日本型M&Aは「謙譲の美徳」
─ M&Aをされた側の企業の経営者は、そのまま残っているんですね。
分林 そうです。むしろ経営者、役員に残ってもらわないと社内の士気が落ちるということもあるからです。
そのわかりやすい事例が、東京の特殊印刷会社のケースです。その会社は病院専用のレセプト用紙を取り扱って、約2万件のお得意先を持っていました。ご夫婦2人で経営し、社員は約30人、利益も出していました。
その後、ご主人が亡くなられて奥様が継がれましたが、70歳になった時に誰かに引き継いで欲しいという希望を持たれました。そこで手を挙げたのが大阪で上場する印刷会社でした。
その大阪の会社は「買わせて下さい」、「引き継ぎをさせて下さい」と非常に丁寧な対応をしました。買い手も売り手も謙譲の美徳があるというのが日本型のM&Aだと思います。
─ 買い手が「買ってやる」という態度では駄目だと。
分林 そうです。その特殊印刷会社では、大阪の上場印刷会社の東京支店長が社長に就任しました。その時に、その方が社員を集めて言われた「私は3年間、社長を務めさせていただきますが、できれば皆さんの中から次の社長が出てきて欲しいと思います」という言葉を今も覚えています。
実際、3年後に社員の中から社長が生まれました。占領軍のように振る舞うのではないかと身構えていたら、「自分も社長になれるかもしれない」と思えば、やる気が全く違いますよね。社員を大事にする言葉がM&Aでは大事だと思います。
─ M&Aをした後が大事だということですね。
分林 そうです。我々が創業した30年前にはM&Aイコール乗っ取りと見られることもありました。友人にも「乗っ取り屋を始めたのか? 」と言われるほどでしたが、今は「いい仕事をやっているな」という形で見方が完全に変わりました。
我々は30年間、一貫して変わっていませんが、M&Aで成功事例が多く出ていることで、この仕事はいい仕事だと思っていただけるようになったのです。
起業を目指す若者へのアドバイス
─ 分林さんがM&Aを一言で表現するとしたら?
分林 企業がどうしたら存続できて、発展できるか。

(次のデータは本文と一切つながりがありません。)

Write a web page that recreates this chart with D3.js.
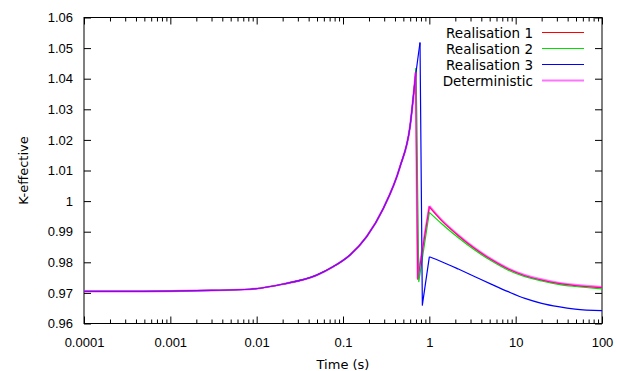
<!DOCTYPE html>
<html>
<head>
<meta charset="utf-8">
<script src="https://cdn.jsdelivr.net/npm/d3@7"></script>
<style>
  html, body { margin: 0; padding: 0; background: #fff; }
  svg { display: block; font-family: "DejaVu Sans", sans-serif; }
  .tick text { font-size: 13px; fill: #000; }
</style>
</head>
<body>
<svg id="chart" width="617" height="371"></svg>
<script>
// Growth phase shared by every run (time in s, k-effective)
const riseTime = [0.0001, 0.0003, 0.001, 0.003, 0.0084, 0.0204, 0.0495, 0.0773, 0.1205, 0.188, 0.293, 0.457, 0.597];
const riseK    = [0.9705, 0.9705, 0.9706, 0.9708, 0.9712, 0.9729, 0.9758, 0.9786, 0.9824, 0.9884, 0.9976, 1.0112, 1.0243];

const seriesNames = ["Realisation 1", "Realisation 2", "Realisation 3", "Deterministic"];

// Approach to the peak, one list per run
const peakTime = [[0.695], [0.702], [0.695, 0.74, 0.78], [0.695]];
const peakK    = [[1.0418], [1.0435], [1.0412, 1.0471, 1.0518], [1.0420]];

// Bottom of the sudden drop after the peak
const dropTime = [0.735, 0.755, 0.83, 0.733];
const dropK    = [0.9745, 0.9737, 0.9660, 0.9748];

// Slow decay after the drop
const tailTime = [1, 1.39, 2.17, 3.38, 5.27, 8.2, 12.8, 20, 31.2, 48.7, 100];
const tailK1   = [0.9981, 0.9936, 0.9887, 0.9844, 0.9808, 0.9778, 0.9756, 0.9742, 0.9731, 0.9724, 0.9717];
const tailK2   = [0.9963, 0.9926, 0.9880, 0.9839, 0.9804, 0.9774, 0.9753, 0.9739, 0.9728, 0.9721, 0.9713];
const tailK3   = [0.9818, 0.9802, 0.9778, 0.9753, 0.9728, 0.9704, 0.9682, 0.9666, 0.9655, 0.9647, 0.9642];
const tailKdet = [0.9984, 0.9938, 0.9889, 0.9846, 0.9810, 0.9780, 0.9758, 0.9744, 0.9733, 0.9726, 0.9719];
const tailK = [tailK1, tailK2, tailK3, tailKdet];

const xDecades = [0.0001, 0.001, 0.01, 0.1, 1, 10, 100];
const yTicks = [0.96, 0.97, 0.98, 0.99, 1.00, 1.01, 1.02, 1.03, 1.04, 1.05, 1.06];

// Styling
const colors = ["#ff0000", "#00e000", "#0000ff", "#ff00ff"];
const widths = [1.2, 1.2, 1.2, 2.2];
const opacities = [1, 1, 1, 0.55];

const svg = d3.select("#chart");
const m = { left: 84, right: 15, top: 17.5, bottom: 47.5 };
const W = 617, H = 371;
const x = d3.scaleLog().domain([0.0001, 100]).range([m.left, W - m.right]);
const y = d3.scaleLinear().domain([0.96, 1.06]).range([H - m.bottom, m.top]);

const fmt = d => d3.format("~g")(+d.toPrecision(6));

// Minor ticks (2..9 within each decade)
const minor = [];
xDecades.slice(0, -1).forEach(d => { for (let k = 2; k <= 9; k++) minor.push(d * k); });

function styleAxis(g) {
  g.select(".domain").remove();
  g.selectAll(".tick line").attr("stroke", "#000").attr("stroke-width", 1);
}

// Bottom axis
svg.append("g").attr("transform", `translate(0,${y(0.96)})`)
  .call(d3.axisBottom(x).tickValues(xDecades).tickFormat(fmt).tickSizeInner(-7).tickSizeOuter(0).tickPadding(14))
  .call(styleAxis);
svg.append("g").attr("transform", `translate(0,${y(0.96)})`)
  .call(d3.axisBottom(x).tickValues(minor).tickFormat("").tickSizeInner(-4).tickSizeOuter(0))
  .call(styleAxis);
// Top mirror
svg.append("g").attr("transform", `translate(0,${y(1.06)})`)
  .call(d3.axisTop(x).tickValues(xDecades).tickFormat("").tickSizeInner(-7).tickSizeOuter(0))
  .call(styleAxis);
svg.append("g").attr("transform", `translate(0,${y(1.06)})`)
  .call(d3.axisTop(x).tickValues(minor).tickFormat("").tickSizeInner(-4).tickSizeOuter(0))
  .call(styleAxis);
// Left axis
svg.append("g").attr("transform", `translate(${x(0.0001)},0)`)
  .call(d3.axisLeft(y).tickValues(yTicks).tickFormat(fmt).tickSizeInner(-7).tickSizeOuter(0).tickPadding(11))
  .call(styleAxis);
// Right mirror
svg.append("g").attr("transform", `translate(${x(100)},0)`)
  .call(d3.axisRight(y).tickValues(yTicks).tickFormat("").tickSizeInner(-7).tickSizeOuter(0))
  .call(styleAxis);

// Plot border
svg.append("rect")
  .attr("x", x(0.0001)).attr("y", y(1.06))
  .attr("width", x(100) - x(0.0001)).attr("height", y(0.96) - y(1.06))
  .attr("fill", "none").attr("stroke", "#000").attr("stroke-width", 1);

// Axis titles
svg.append("text").attr("x", (x(0.0001) + x(100)) / 2).attr("y", 369)
  .attr("text-anchor", "middle").attr("font-size", 13).text("Time (s)");
svg.append("text")
  .attr("transform", `translate(23,${(y(0.96) + y(1.06)) / 2}) rotate(-90)`)
  .attr("text-anchor", "middle").attr("dominant-baseline", "central")
  .attr("font-size", 13).text("K-effective");

// Curves
const smooth = d3.line().x(d => x(d[0])).y(d => y(d[1])).curve(d3.curveMonotoneX);
const straight = d3.line().x(d => x(d[0])).y(d => y(d[1]));

const plot = svg.append("g");
seriesNames.forEach((name, i) => {
  const rise = riseTime.map((t, j) => [t, riseK[j]])
    .concat(peakTime[i].map((t, j) => [t, peakK[i][j]]));
  const peak = rise[rise.length - 1];
  const tail = tailTime.map((t, j) => [t, tailK[i][j]]);
  const spike = [peak, [dropTime[i], dropK[i]], tail[0]];
  const g = plot.append("g")
    .attr("fill", "none")
    .attr("stroke", colors[i])
    .attr("stroke-width", widths[i])
    .attr("stroke-opacity", opacities[i])
    .attr("stroke-linejoin", "round");
  g.append("path").attr("d", smooth(rise));
  g.append("path").attr("d", straight(spike));
  g.append("path").attr("d", smooth(tail));
});

// Legend
const legend = svg.append("g");
seriesNames.forEach((name, i) => {
  const ly = 32.5 + i * 16;
  legend.append("text").attr("x", 533).attr("y", ly)
    .attr("text-anchor", "end").attr("dominant-baseline", "central")
    .attr("font-size", 13.5).text(name);
  legend.append("line").attr("x1", 542).attr("x2", 584).attr("y1", ly).attr("y2", ly)
    .attr("stroke", colors[i]).attr("stroke-width", widths[i]).attr("stroke-opacity", opacities[i]);
});
</script>
</body>
</html>
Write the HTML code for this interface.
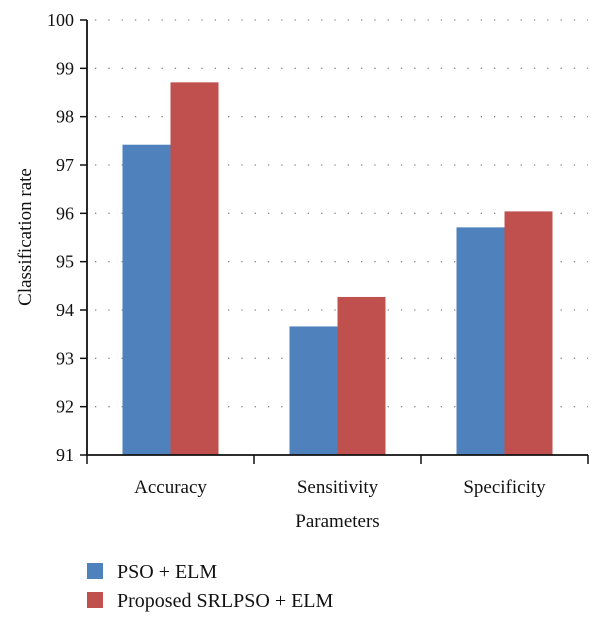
<!DOCTYPE html>
<html><head><meta charset="utf-8"><style>
body{margin:0;background:#fff;}
svg text{font-family:"Liberation Serif",serif;fill:#111;}
</style></head><body>
<svg id="chart" width="600" height="617" xmlns="http://www.w3.org/2000/svg"></svg>
<script>
const categories=["Accuracy","Sensitivity","Specificity"];
const psoValues=[97.42,93.66,95.71];
const srlpsoValues=[98.71,94.27,96.04];
const yTicks=[91,92,93,94,95,96,97,98,99,100];
const svg=document.getElementById('chart');
const NS='http://www.w3.org/2000/svg';
const x0=87,x1=588,yTop=20,yBot=455,yMin=91,yMax=100;
const y=v=>yBot-(v-yMin)/(yMax-yMin)*(yBot-yTop);
const bw=(x1-x0)/categories.length;
const xc=i=>x0+bw*(i+0.5);
function mk(t,a,txt){const e=document.createElementNS(NS,t);for(const k in a)e.setAttribute(k,a[k]);if(txt!==undefined)e.textContent=txt;svg.appendChild(e);return e;}
yTicks.forEach(v=>{
  if(v>yMin){const g=mk('line',{x1:x0+8,x2:x1,y1:y(v),y2:y(v),stroke:'#888','stroke-width':1.3,'stroke-dasharray':'1.3 12'});
  
  }
  const t=mk('line',{x1:x0-7,x2:x0,y1:y(v),y2:y(v),stroke:'#111','stroke-width':1.5});
  
  
  const l=mk('text',{x:x0-13,y:y(v)+6,'text-anchor':'end','font-size':18},v);
  
  
});
categories.forEach((c,i)=>{
  const b1=mk('rect',{x:xc(i)-48,y:y(psoValues[i]),width:48,height:yBot-y(psoValues[i]),fill:'#4f81bd'});
  
  
  const b2=mk('rect',{x:xc(i),y:y(srlpsoValues[i]),width:48,height:yBot-y(srlpsoValues[i]),fill:'#c0504d'});
  
  
  const l=mk('text',{x:xc(i),y:yBot+38,'text-anchor':'middle','font-size':19},c);
  
  
});
for(let i=0;i<=categories.length;i++){
  const t=mk('line',{x1:x0+bw*i,x2:x0+bw*i,y1:yBot,y2:yBot+9,stroke:'#111','stroke-width':1.5});
  
  
}
const ya=mk('line',{x1:x0,x2:x0,y1:yTop,y2:yBot,stroke:'#111','stroke-width':1.8});


const xa=mk('line',{x1:x0,x2:x1,y1:yBot,y2:yBot,stroke:'#111','stroke-width':1.8});


const xt=mk('text',{x:(x0+x1)/2,y:527,'text-anchor':'middle','font-size':19},'Parameters');


const yt=mk('text',{x:0,y:0,'text-anchor':'middle','font-size':19,transform:'translate(31,237) rotate(-90)'},'Classification rate');


[['PSO + ELM','#4f81bd',563],['Proposed SRLPSO + ELM','#c0504d',592]].forEach(([n,col,yy])=>{
  const s=mk('rect',{x:87,y:yy,width:16,height:16,fill:col});
  
  
  const t=mk('text',{x:117,y:yy+15,'font-size':20},n);
  
  
});
</script>
</body></html>
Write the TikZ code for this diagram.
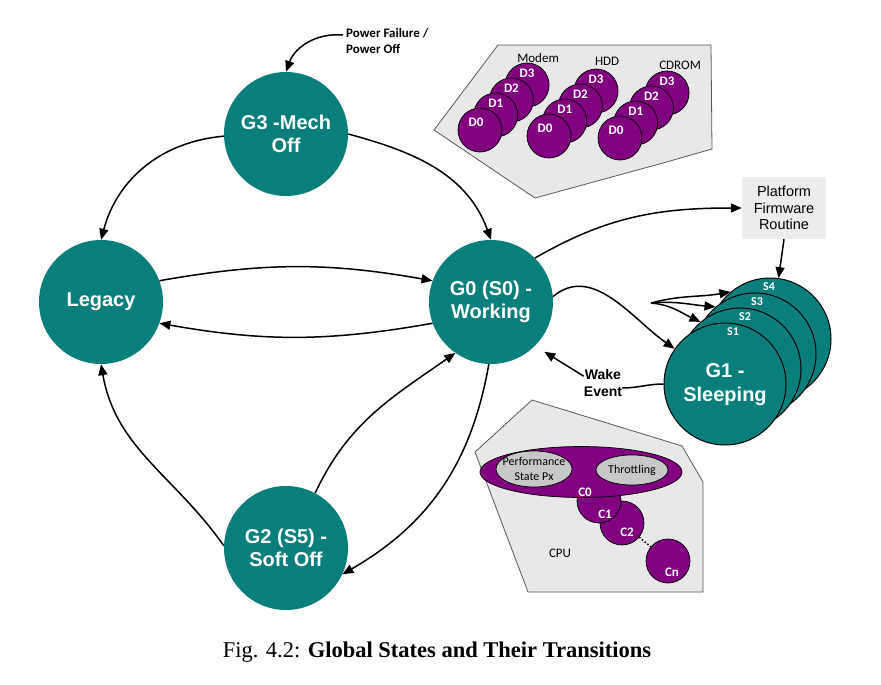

売り手も買い手もプラスになり、両方の社員が幸せになる。この一言に尽きると思います。そして相乗効果のないM&Aであればやるべきではありません。
私は経営信条として、企業にとって「収益性」、「安定性」、「成長性」、「社会性」の4つが大事だと言っています。
我々のM&Aも、売り手にも買い手にもプラスになるという意味で社会性があると思います。今、廃業が年間約5万社ありますが、これをいかに救うか。社員の失業や金融機関に迷惑をかける事態を防ぐという意味で社会貢献でもあると考えています。
─ 起業を目指す若者へのアドバイスをお願いします。
分林 先程の4つの要素を入れた上で、人がやっていないことをやることです。メーカーがあり、卸があり、小売がありという時代は終わったと思います。全く新しい発想でやっていく必要があります。
そして、何が自分にとって便利なのか、何が欲しいのかを突き詰めて考えて、それを日本だけでなく世界中に提供することです。若い方はネットだけでなくAI(人工知能)が活用できる時代ですから。
また、会社を経営する時には経営計画、経営戦略が大事です。売り上げ、利益を達成するために企画をし、それをいつまでに実現するかを見据えて取り組まないと失敗すると思います。
そしてその事業がマーケットに受け入れられるかどうか。売り上げはお客様が決めるわけですから、マーケット戦略が大事になります。小さい分野でもいいので、今世の中にないものに挑戦することが求められていると思います。